The problem: Omit every picture, and retype the lines that run from the beginning of the data below through the line containing "var boundaryLabels = ['1.3 V', '1.1 V'];", inclusive.
Start
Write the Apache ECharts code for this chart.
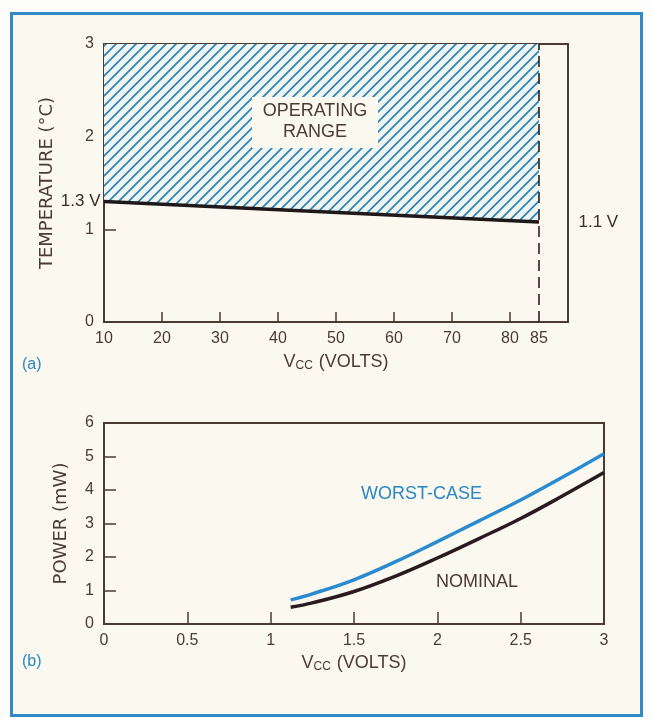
<!DOCTYPE html>
<html>
<head>
<meta charset="utf-8">
<script src="https://cdn.jsdelivr.net/npm/echarts@6/dist/echarts.min.js"></script>
<style>
  body { margin: 0; background: #fdfdfb; }
  #frame { position: absolute; left: 10px; top: 12px; width: 627px; height: 699px;
           border: 3px solid #2f8ac6; background: #fbf9ef; }
  #main { position: absolute; left: 0; top: 0; width: 652px; height: 719px; }
</style>
</head>
<body>
<div id="frame"></div>
<div id="main"></div>
<script>
// (a) operating range boundary
var vccA = [10, 85];
var boundaryA = [1.3, 1.08];
var xLabelsA = [10, 20, 30, 40, 50, 60, 70, 80, 85];
var xTicksA = [20, 30, 40, 50, 60, 70, 80];
var boundaryLabels = ['1.3 V', '1.1 V'];

// (b) power vs vcc
var vccB = [1.12, 1.25, 1.5, 1.75, 2.0, 2.25, 2.5, 2.75, 3.0];
var worstCase = [0.72, 0.9, 1.32, 1.86, 2.46, 3.08, 3.7, 4.38, 5.08];
var nominal = [0.5, 0.63, 0.97, 1.43, 1.97, 2.55, 3.15, 3.82, 4.52];

var ink = '#4a3b33';
var blue = '#2a86c4';
var font = 'Liberation Sans';

// diagonal hatch tile
var tile = document.createElement('canvas');
tile.width = 10; tile.height = 10;
var ctx = tile.getContext('2d');
ctx.fillStyle = '#f1f5f0';
ctx.fillRect(0, 0, 10, 10);
ctx.strokeStyle = '#2a84bb';
ctx.lineWidth = 1.7;
ctx.beginPath();
ctx.moveTo(-1, 11); ctx.lineTo(11, -1);
ctx.moveTo(-1, 1); ctx.lineTo(1, -1);
ctx.moveTo(9, 11); ctx.lineTo(11, 9);
ctx.stroke();

var vccName = {
  name: '{v|V}{s|CC}{v| (VOLTS)}',
  nameLocation: 'middle',
  nameTextStyle: {
    rich: {
      v: { fontSize: 18, color: ink, fontFamily: font },
      s: { fontSize: 12, color: ink, fontFamily: font, padding: [8, 1, 0, 0] }
    }
  }
};

function axisBase() {
  return {
    axisLine: { lineStyle: { color: ink, width: 2 } },
    axisTick: { inside: true, length: 12, lineStyle: { color: ink, width: 1.5 } },
    axisLabel: { color: ink, fontSize: 16, fontFamily: font },
    splitLine: { show: false }
  };
}

var chart = echarts.init(document.getElementById('main'));

var xA = Object.assign(axisBase(), vccName, {
  gridIndex: 0, type: 'value', min: 10, max: 90, nameGap: 30
});
xA.axisTick = Object.assign({}, xA.axisTick, { length: 10, customValues: xTicksA });
xA.axisLabel = Object.assign({}, xA.axisLabel, { customValues: xLabelsA, margin: 9 });

var xB = Object.assign(axisBase(), vccName, {
  gridIndex: 1, type: 'value', min: 0, max: 3, interval: 0.5, nameGap: 29
});
xB.axisLabel = Object.assign({}, xB.axisLabel, { margin: 9 });

var yA = Object.assign(axisBase(), {
  gridIndex: 0, type: 'value', min: 0, max: 3, interval: 1,
  name: 'TEMPERATURE (°C)', nameLocation: 'middle', nameGap: 48,
  nameTextStyle: { color: ink, fontSize: 18, fontFamily: 'DejaVu Sans' }
});
yA.axisLabel = Object.assign({}, yA.axisLabel, { margin: 10 });

var yB = Object.assign(axisBase(), {
  gridIndex: 1, type: 'value', min: 0, max: 6, interval: 1,
  name: 'POWER (mW)', nameLocation: 'middle', nameGap: 34,
  nameTextStyle: { color: ink, fontSize: 18, fontFamily: 'DejaVu Sans' }
});
yB.axisLabel = Object.assign({}, yB.axisLabel, { margin: 10 });

chart.setOption({
  animation: false,
  backgroundColor: 'transparent',
  grid: [
    { left: 104, top: 44, width: 464, height: 278, show: true, borderColor: ink, borderWidth: 2 },
    { left: 104, top: 423, width: 500, height: 201, show: true, borderColor: ink, borderWidth: 2 }
  ],
  xAxis: [xA, xB],
  yAxis: [yA, yB],
  series: [
    {
      name: 'boundary',
      type: 'line',
      xAxisIndex: 0, yAxisIndex: 0,
      data: vccA.map(function (x, i) { return [x, boundaryA[i]]; }),
      symbol: 'none',
      lineStyle: { color: '#1e1818', width: 3.5 },
      areaStyle: { origin: 'end', color: { image: tile, repeat: 'repeat' }, opacity: 1 },
      markLine: {
        silent: true,
        symbol: 'none',
        label: { show: false },
        lineStyle: { color: '#2a2020', width: 1.6, type: [11, 6] },
        data: [{ xAxis: 85 }]
      },
      z: 2
    },
    {
      name: 'boundaryLabels',
      type: 'scatter',
      xAxisIndex: 0, yAxisIndex: 0,
      symbolSize: 1,
      itemStyle: { color: 'rgba(0,0,0,0)', opacity: 1 },
      data: vccA.map(function (x, i) {
        return {
          value: [x, boundaryA[i]],
          label: {
            show: true,
            formatter: boundaryLabels[i],
            position: i === 0 ? 'left' : 'right',
            distance: i === 0 ? 3 : 39,
            color: '#3a2d27', fontSize: 17, fontFamily: font
          }
        };
      })
    },
    {
      name: 'WORST-CASE',
      type: 'line',
      xAxisIndex: 1, yAxisIndex: 1,
      smooth: 0.4,
      symbol: 'none',
      data: vccB.map(function (x, i) { return [x, worstCase[i]]; }),
      lineStyle: { color: '#2b8bd0', width: 3.5 }
    },
    {
      name: 'NOMINAL',
      type: 'line',
      xAxisIndex: 1, yAxisIndex: 1,
      smooth: 0.4,
      symbol: 'none',
      data: vccB.map(function (x, i) { return [x, nominal[i]]; }),
      lineStyle: { color: '#2a1b1e', width: 3.5 }
    }
  ],
  graphic: [
    { type: 'rect', z: 100, shape: { x: 252, y: 97, width: 126, height: 51 }, style: { fill: '#fbf9ef' } },
    { type: 'text', z: 101, x: 315, y: 122,
      style: { text: 'OPERATING\nRANGE', align: 'center', verticalAlign: 'middle', lineHeight: 21,
               fill: ink, fontSize: 18, fontFamily: font } },
    { type: 'text', z: 101, x: 22, y: 357,
      style: { text: '(a)', fill: blue, fontSize: 16, fontFamily: font } },
    { type: 'text', z: 101, x: 22, y: 654,
      style: { text: '(b)', fill: blue, fontSize: 16, fontFamily: font } },
    { type: 'text', z: 101, x: 361, y: 485,
      style: { text: 'WORST-CASE', fill: blue, fontSize: 18, fontFamily: font } },
    { type: 'text', z: 101, x: 436, y: 573,
      style: { text: 'NOMINAL', fill: ink, fontSize: 18, fontFamily: font } }
  ]
});
</script>
</body>
</html>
End
Problem solution:
Write the Apache ECharts code for this chart.
<!DOCTYPE html>
<html>
<head>
<meta charset="utf-8">
<script src="https://cdn.jsdelivr.net/npm/echarts@6/dist/echarts.min.js"></script>
<style>
  body { margin: 0; background: #fdfdfb; }
  #frame { position: absolute; left: 10px; top: 12px; width: 627px; height: 699px;
           border: 3px solid #2f8ac6; background: #fbf9ef; }
  #main { position: absolute; left: 0; top: 0; width: 652px; height: 719px; }
</style>
</head>
<body>
<div id="frame"></div>
<div id="main"></div>
<script>
// (a) operating range boundary
var vccA = [10, 85];
var boundaryA = [1.3, 1.08];
var xLabelsA = [10, 20, 30, 40, 50, 60, 70, 80, 85];
var xTicksA = [20, 30, 40, 50, 60, 70, 80];
var boundaryLabels = ['1.3 V', '1.1 V'];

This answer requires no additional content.